The topics are generated in a way that uses the same software, called Gensim, but relies less on linear algebra and more on counting. It finds the phrases that occur most often in each member’s statements but rarely in everyone else’s — a statistical technique called term-frequency (over) inverse-document-frequency (often shortened to “TF-IDF”) that is a useful proxy for importance. More concretely, it finds that Sen. Enzi’s statements contain the phrase “sage grouse” a lot, but that phrase appears frequently in only a few other members’ statements. A more general topic like “environment” would not show up, since it’s relatively common and only one word long.
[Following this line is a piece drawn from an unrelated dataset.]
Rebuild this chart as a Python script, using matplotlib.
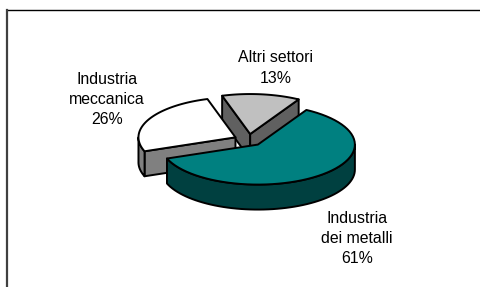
import numpy as np
import matplotlib.pyplot as plt
from matplotlib.patches import Polygon
from matplotlib.lines import Line2D

plt.rcParams['font.family'] = ['Liberation Sans', 'DejaVu Sans']

# data
labels = ['Industria\ndei metalli', 'Industria\nmeccanica', 'Altri settori']
values = [61, 26, 13]
top_colors = ['#008080', '#ffffff', '#c0c0c0']
side_colors = ['#004040', '#808080', '#606060']

# geometry of the fake 3d pie (pixels, y down)
cx, cy = 248.5, 140.0
rx, ry = 97.0, 40.0
depth = 25.0
explode = 0.15
start = 60.0

fig = plt.figure(figsize=(4.81, 2.87), dpi=100)
ax = fig.add_axes([0, 0, 1, 1])
ax.set_xlim(0, 481)
ax.set_ylim(287, 0)
ax.axis('off')

# frame
ax.add_line(Line2D([7, 481], [10, 10], color='black', lw=1.0))
ax.add_line(Line2D([7, 7], [10, 287], color='#404040', lw=1.6))


def pt(ox, oy, a, dz=0.0):
    r = np.radians(a)
    return ox + rx * np.cos(r), oy - ry * np.sin(r) + dz


def arc(ox, oy, a1, a2, dz=0.0, n=60):
    aa = np.linspace(a1, a2, n)
    return [pt(ox, oy, a, dz) for a in aa]


fracs = np.array(values) / sum(values)
angles = []
a = start
for f in fracs:
    angles.append((a, a - 360 * f))
    a -= 360 * f

ekw = dict(edgecolor='black', lw=1.4, joinstyle='round')

# back to front: altri, meccanica, metalli
for i in [2, 1, 0]:
    a2, a1 = angles[i]
    mid = np.radians((a1 + a2) / 2)
    ox = cx + explode * rx * np.cos(mid)
    oy = cy - explode * ry * np.sin(mid)
    # radial walls
    for ang, vis in [(a2, np.cos(np.radians(a2)) < 0), (a1, np.cos(np.radians(a1)) > 0)]:
        if vis:
            p = pt(ox, oy, ang)
            q = pt(ox, oy, ang, depth)
            ax.add_patch(Polygon([(ox, oy), p, q, (ox, oy + depth)],
                                 facecolor=side_colors[i], **ekw))
    # outer wall on the front half
    for lo, hi in [(-180, 0), (180, 360), (-540, -360)]:
        b1 = max(a1, lo)
        b2 = min(a2, hi)
        if b2 > b1:
            top = arc(ox, oy, b2, b1)
            bot = arc(ox, oy, b1, b2, depth)
            ax.add_patch(Polygon(top + bot, facecolor=side_colors[i], **ekw))
    # top face
    ax.add_patch(Polygon([(ox, oy)] + arc(ox, oy, a2, a1),
                         facecolor=top_colors[i], **ekw))

# labels
lbl_pos = [(357, 238.5), (107, 99.5), (276, 68)]
for i, (x, y) in enumerate(lbl_pos):
    ax.text(x, y, labels[i] + '\n%d%%' % values[i],
            ha='center', va='center', multialignment='center',
            fontsize=11.4, linespacing=1.45, color='black')

fig.savefig('out.png', dpi=100)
The results of the TF-IDF algorithm are not presented verbatim; we do some manual filtering to exclude, say, the name of the member’s contact person for press releases or the phrasing of their “contact me” button.
There’s more in store. Stay tuned for a way to see what bills are related to a given topic — in a way that’s more powerful than just a keyword search. We’re also planning to throw floor statements into the model, as part of the relaunch of the CapitolWords project we inherited from Sunlight Labs earlier this year.
So how did our algorithm do on Murray? Broader topics like “education” and “health care” tend not to get noticed, in lieu of more specific pieces of the topic, like “Trumpcare bill,” a topic the algorithm identified as one of Murray’s. And the algorithm does list Murray as one of the members most similar to Michael Bennet. Pretty decent for some math and a pile of press releases.